A man buys a pack of cigarettes with a $50 bill. As I count his change back to him, he asks what he’d paid with, and I tell him it was a $50. He asks to buy it back, and counts out $49 in smaller bills and lays out 99 cents on the counter. I hand him the $50 for the $49 while he fishes for the last coin he needs. He comes up with a $1, which he gives me, along with the $50 and asks for a $100 instead.
We don’t have any $100s, nor other $50s. While I’m trying to figure out how to give him his money back, the fact that this is a scam occurs to me. I tell him, politely, that $50 of the money in my hands is mine, and he can either have the $50 bill or the small bills. He chooses the small bills. He then asks if he can buy the $50 back, and I let him.
Surprise, surprise, he tries the scam again, but this time I’m watching to see how it works, what he’s doing, and what I need to watch for in the future. Once he hands me the $50 back to ask for $100 again, I tell him he’s scamming me and is no longer welcome in the store. He grumbles a bit as he gathers up the change, but goes.

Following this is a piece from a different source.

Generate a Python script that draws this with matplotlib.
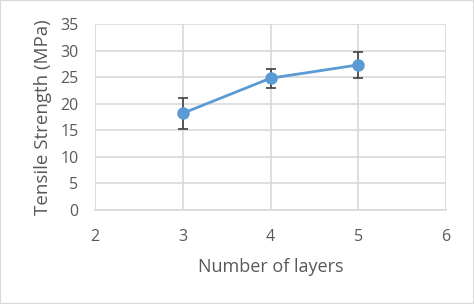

The next morning I come up $50 long. Apparently when I was kicking him out I forgot to give him his $50 back. So, to recap, I learned how to spot this kind of thing AND he ended up losing $50 on the deal. And if he hadn’t been greedy, and done the same kind of thing using a $10 to get $20, I wouldn’t have had the momentary confusion and he might have gotten away with it.